Germany’s real problem isn’t a lack of public money, but a breakdown in the private investment mechanism itself. According to the most recent KfW-ifo credit hurdle, 34.5% of large companies report tighter credit conditions -- the highest level since the survey began. In manufacturing, the figure is even worse: 40.4% of firms face financing difficulties.

This is a red flag. Germany's credit mechanism is faltering under the weight of macro uncertainty, higher interest rates, and global instability. Banks are tightening risk criteria. At the same time, firms are reluctant to borrow -- even with government incentives -- because their business outlook is overwhelmingly negative.
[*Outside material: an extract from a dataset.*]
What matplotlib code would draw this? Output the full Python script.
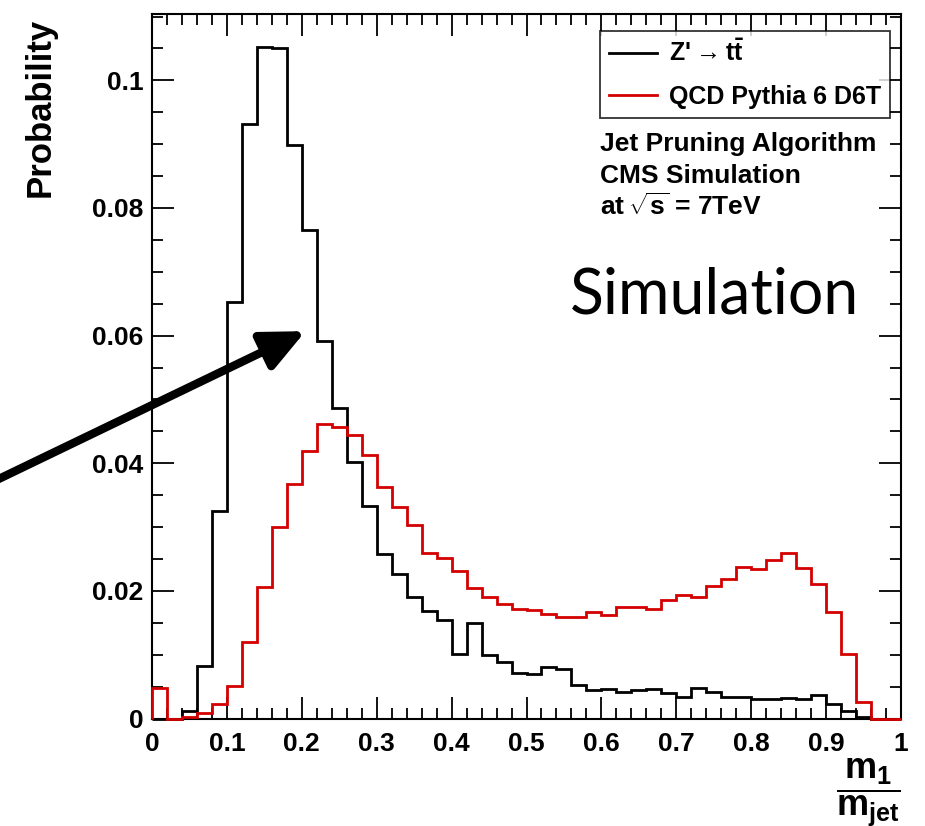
import matplotlib
matplotlib.use("Agg")
import matplotlib.pyplot as plt
import numpy as np
from matplotlib.ticker import MultipleLocator, FuncFormatter
from matplotlib.patches import ArrowStyle

plt.rcParams.update({
    'font.family': ['Liberation Sans', 'DejaVu Sans'],
    'font.weight': 'bold',
    'mathtext.fontset': 'custom',
    'mathtext.rm': 'Liberation Sans:bold',
    'mathtext.bf': 'Liberation Sans:bold',
    'mathtext.default': 'rm',
})

# 50 bins of width 0.02 in m1/mjet
edges = np.linspace(0.0, 1.0, 51)

zprime = [0.0, 0.0, 0.0012, 0.0082, 0.0325, 0.0653, 0.0932, 0.1052, 0.1050, 0.0898,
          0.0765, 0.0592, 0.0486, 0.0402, 0.0333, 0.0257, 0.0227, 0.0190, 0.0168, 0.0154,
          0.0101, 0.0149, 0.0099, 0.0088, 0.0072, 0.0069, 0.0080, 0.0077, 0.0052, 0.0044,
          0.0047, 0.0042, 0.0044, 0.0046, 0.0040, 0.0034, 0.0048, 0.0041, 0.0033, 0.0033,
          0.0031, 0.0031, 0.0032, 0.0030, 0.0037, 0.0023, 0.0011, 0.0003, 0.0, 0.0]

qcd = [0.0048, 0.0, 0.0003, 0.0008, 0.0023, 0.0051, 0.0120, 0.0206, 0.0300, 0.0368,
       0.0419, 0.0461, 0.0457, 0.0444, 0.0413, 0.0362, 0.0331, 0.0303, 0.0260, 0.0251,
       0.0231, 0.0205, 0.0190, 0.0180, 0.0171, 0.0170, 0.0164, 0.0159, 0.0159, 0.0167,
       0.0162, 0.0174, 0.0174, 0.0171, 0.0186, 0.0194, 0.0190, 0.0208, 0.0219, 0.0237,
       0.0234, 0.0249, 0.0259, 0.0236, 0.0211, 0.0167, 0.0101, 0.0026, 0.0, 0.0]

W, H = 925, 826
fig = plt.figure(figsize=(W / 100, H / 100), dpi=100)
ax = fig.add_axes([152 / W, 1 - 718.5 / H, (901 - 152) / W, (718.5 - 14) / H])

ax.stairs(zprime, edges, color='black', lw=2, zorder=3, clip_on=False,
          label=r"Z'$\rightarrow$t$\bar{\rm t}$")
ax.stairs(qcd, edges, color='#d40000', lw=2, zorder=3.1, clip_on=False,
          label='QCD Pythia 6 D6T')

ax.set_xlim(0, 1)
ax.set_ylim(0, 0.1104)
for s in ax.spines.values():
    s.set_linewidth(1.5)

ax.xaxis.set_major_locator(MultipleLocator(0.1))
ax.xaxis.set_minor_locator(MultipleLocator(0.02))
ax.yaxis.set_major_locator(MultipleLocator(0.02))
ax.yaxis.set_minor_locator(MultipleLocator(0.005))
fmt = FuncFormatter(lambda v, p: '%g' % round(v, 3))
ax.xaxis.set_major_formatter(fmt)
ax.yaxis.set_major_formatter(fmt)
ax.tick_params(which='both', direction='in', top=True, right=True, width=1.3)
ax.tick_params(which='major', length=16, labelsize=19)
ax.tick_params(which='minor', length=8)
ax.tick_params(axis='x', which='major', pad=10)
ax.tick_params(axis='y', which='major', pad=6)

ax.set_ylabel('Probability', fontsize=25, fontweight='bold')
ax.yaxis.label.set_verticalalignment('center')
ax.yaxis.set_label_coords((40 - 152) / 749, 1 - (107 - 14) / 704.5)

fig.text(868 / W, 1 - 792 / H, r'$\dfrac{m_1}{m_{jet}}$', fontsize=26,
         ha='center', va='center')

leg = ax.legend(loc='upper left', bbox_to_anchor=((600 - 152) / 749, 1 - (31 - 14) / 704.5),
                frameon=True, fancybox=False, edgecolor='black',
                handlelength=1.95, handletextpad=0.45, borderpad=0.35,
                labelspacing=0.75, borderaxespad=0.0, prop={'weight': 'bold', 'size': 18})
leg.get_frame().set_linewidth(1.3)

fig.text(600 / W, 1 - 151 / H, 'Jet Pruning Algorithm', fontsize=19, fontweight='bold', va='baseline')
fig.text(600 / W, 1 - 183 / H, 'CMS Simulation', fontsize=19, fontweight='bold', va='baseline')
fig.text(600 / W, 1 - 215 / H, r'at$\,\sqrt{s}$ = 7TeV', fontsize=19, fontweight='bold', va='baseline')

fig.text(570 / W, 1 - 313 / H, 'Simulation', fontsize=45, family='Lato',
         fontweight='normal', va='baseline')

ax.annotate('', xy=(0.205, 0.0607), xycoords='data',
            xytext=(-20 / W, 1 - 488 / H), textcoords='figure fraction',
            arrowprops=dict(arrowstyle=ArrowStyle('-|>', head_length=0.65, head_width=0.3),
                            lw=6, color='black', mutation_scale=40,
                            shrinkA=0, shrinkB=0),
            annotation_clip=False)

fig.savefig('out.png', dpi=100)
Stimulus or Statistical Mirage?

The so-called investment booster raises expectations it cannot fulfill. While depreciation incentives might boost short-term spending, it’s likely just a temporary shift in already-planned expenditures. The statistical bump will quickly vanish -- and no lasting value will be created.

Germany’s deeper problems remain untouched: a self-inflicted energy crisis, suffocating bureaucracy, and a regulatory state that no party dares to challenge. Real investment depends not on tax tricks, but on the fundamentals of location quality and long-term perspective.

The plan also risks a classic misallocation: the creation of productive capacity that nobody wants. At best, this leads to inefficiencies. At worst, it triggers an even deeper downturn when excess capacity must be unwound -- all driven by tax law rather than market demand.

Instead of a supply-side overhaul, deregulation, and state withdrawal, Berlin delivers another dose of central planning -- adding distortion to dysfunction. What’s missing is a coherent strategy that restores confidence in Germany as a business location.

Right now, the booster doesn’t look like a trampoline -- more like a political life raft for a government running out of ideas and an exhausted industrial base gasping for air.